For this exercise, repeat all of the material verbatim apart from its images.

Begin Recorded data

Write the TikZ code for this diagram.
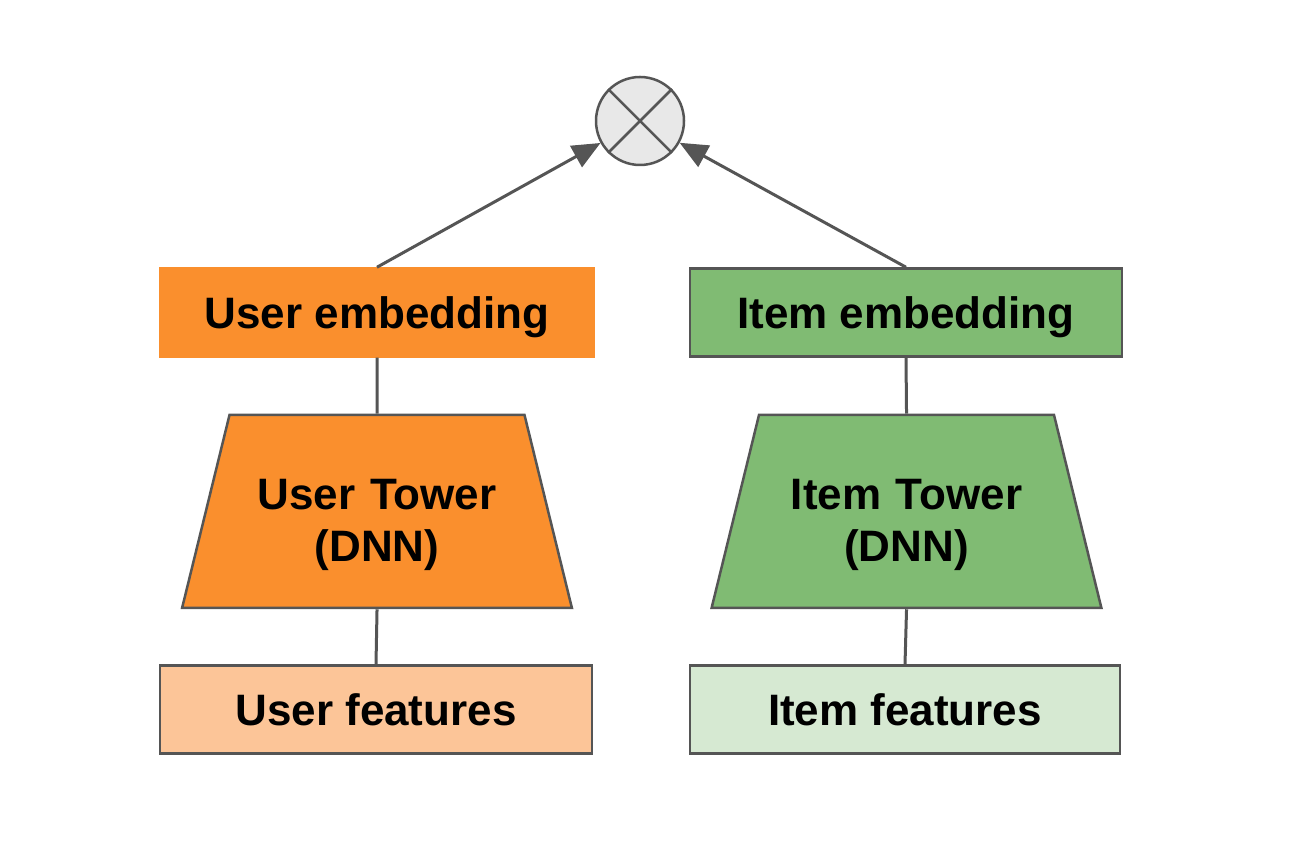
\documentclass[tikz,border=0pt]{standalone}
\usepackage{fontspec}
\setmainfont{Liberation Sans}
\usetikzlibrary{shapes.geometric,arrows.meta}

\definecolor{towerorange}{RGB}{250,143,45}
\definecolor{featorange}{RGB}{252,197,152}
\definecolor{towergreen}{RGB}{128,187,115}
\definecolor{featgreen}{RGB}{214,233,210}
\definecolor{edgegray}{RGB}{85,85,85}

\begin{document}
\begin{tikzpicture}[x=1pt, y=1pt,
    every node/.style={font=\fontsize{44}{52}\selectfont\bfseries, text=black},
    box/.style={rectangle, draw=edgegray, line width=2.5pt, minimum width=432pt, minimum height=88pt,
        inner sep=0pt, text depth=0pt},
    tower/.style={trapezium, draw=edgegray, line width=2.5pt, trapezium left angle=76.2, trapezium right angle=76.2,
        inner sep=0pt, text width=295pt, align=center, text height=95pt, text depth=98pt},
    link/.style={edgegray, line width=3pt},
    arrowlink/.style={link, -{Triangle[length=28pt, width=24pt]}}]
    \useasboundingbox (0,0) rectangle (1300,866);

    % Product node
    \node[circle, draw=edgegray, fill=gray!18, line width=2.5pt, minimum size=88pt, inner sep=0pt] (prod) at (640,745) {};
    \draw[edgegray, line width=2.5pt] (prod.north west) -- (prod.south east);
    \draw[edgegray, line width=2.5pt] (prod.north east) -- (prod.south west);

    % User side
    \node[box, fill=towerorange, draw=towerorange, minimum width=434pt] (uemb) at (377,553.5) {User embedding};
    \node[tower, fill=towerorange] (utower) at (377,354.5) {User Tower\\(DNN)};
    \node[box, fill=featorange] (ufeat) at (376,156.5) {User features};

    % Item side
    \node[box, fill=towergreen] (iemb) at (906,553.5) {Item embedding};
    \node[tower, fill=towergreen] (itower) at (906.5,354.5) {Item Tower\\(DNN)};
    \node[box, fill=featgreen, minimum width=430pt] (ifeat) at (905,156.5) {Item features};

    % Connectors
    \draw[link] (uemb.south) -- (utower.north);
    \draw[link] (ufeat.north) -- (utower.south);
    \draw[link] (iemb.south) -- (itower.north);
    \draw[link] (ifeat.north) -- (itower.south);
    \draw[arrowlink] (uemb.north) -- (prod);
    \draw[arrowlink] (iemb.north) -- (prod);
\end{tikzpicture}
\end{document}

End Recorded data

*Response to the exercise*
Write the TikZ code for this diagram.
\documentclass[tikz,border=0pt]{standalone}
\usepackage{fontspec}
\setmainfont{Liberation Sans}
\usetikzlibrary{shapes.geometric,arrows.meta}

\definecolor{towerorange}{RGB}{250,143,45}
\definecolor{featorange}{RGB}{252,197,152}
\definecolor{towergreen}{RGB}{128,187,115}
\definecolor{featgreen}{RGB}{214,233,210}
\definecolor{edgegray}{RGB}{85,85,85}

\begin{document}
\begin{tikzpicture}[x=1pt, y=1pt,
    every node/.style={font=\fontsize{44}{52}\selectfont\bfseries, text=black},
    box/.style={rectangle, draw=edgegray, line width=2.5pt, minimum width=432pt, minimum height=88pt,
        inner sep=0pt, text depth=0pt},
    tower/.style={trapezium, draw=edgegray, line width=2.5pt, trapezium left angle=76.2, trapezium right angle=76.2,
        inner sep=0pt, text width=295pt, align=center, text height=95pt, text depth=98pt},
    link/.style={edgegray, line width=3pt},
    arrowlink/.style={link, -{Triangle[length=28pt, width=24pt]}}]
    \useasboundingbox (0,0) rectangle (1300,866);

    % Product node
    \node[circle, draw=edgegray, fill=gray!18, line width=2.5pt, minimum size=88pt, inner sep=0pt] (prod) at (640,745) {};
    \draw[edgegray, line width=2.5pt] (prod.north west) -- (prod.south east);
    \draw[edgegray, line width=2.5pt] (prod.north east) -- (prod.south west);

    % User side
    \node[box, fill=towerorange, draw=towerorange, minimum width=434pt] (uemb) at (377,553.5) {User embedding};
    \node[tower, fill=towerorange] (utower) at (377,354.5) {User Tower\\(DNN)};
    \node[box, fill=featorange] (ufeat) at (376,156.5) {User features};

    % Item side
    \node[box, fill=towergreen] (iemb) at (906,553.5) {Item embedding};
    \node[tower, fill=towergreen] (itower) at (906.5,354.5) {Item Tower\\(DNN)};
    \node[box, fill=featgreen, minimum width=430pt] (ifeat) at (905,156.5) {Item features};

    % Connectors
    \draw[link] (uemb.south) -- (utower.north);
    \draw[link] (ufeat.north) -- (utower.south);
    \draw[link] (iemb.south) -- (itower.north);
    \draw[link] (ifeat.north) -- (itower.south);
    \draw[arrowlink] (uemb.north) -- (prod);
    \draw[arrowlink] (iemb.north) -- (prod);
\end{tikzpicture}
\end{document}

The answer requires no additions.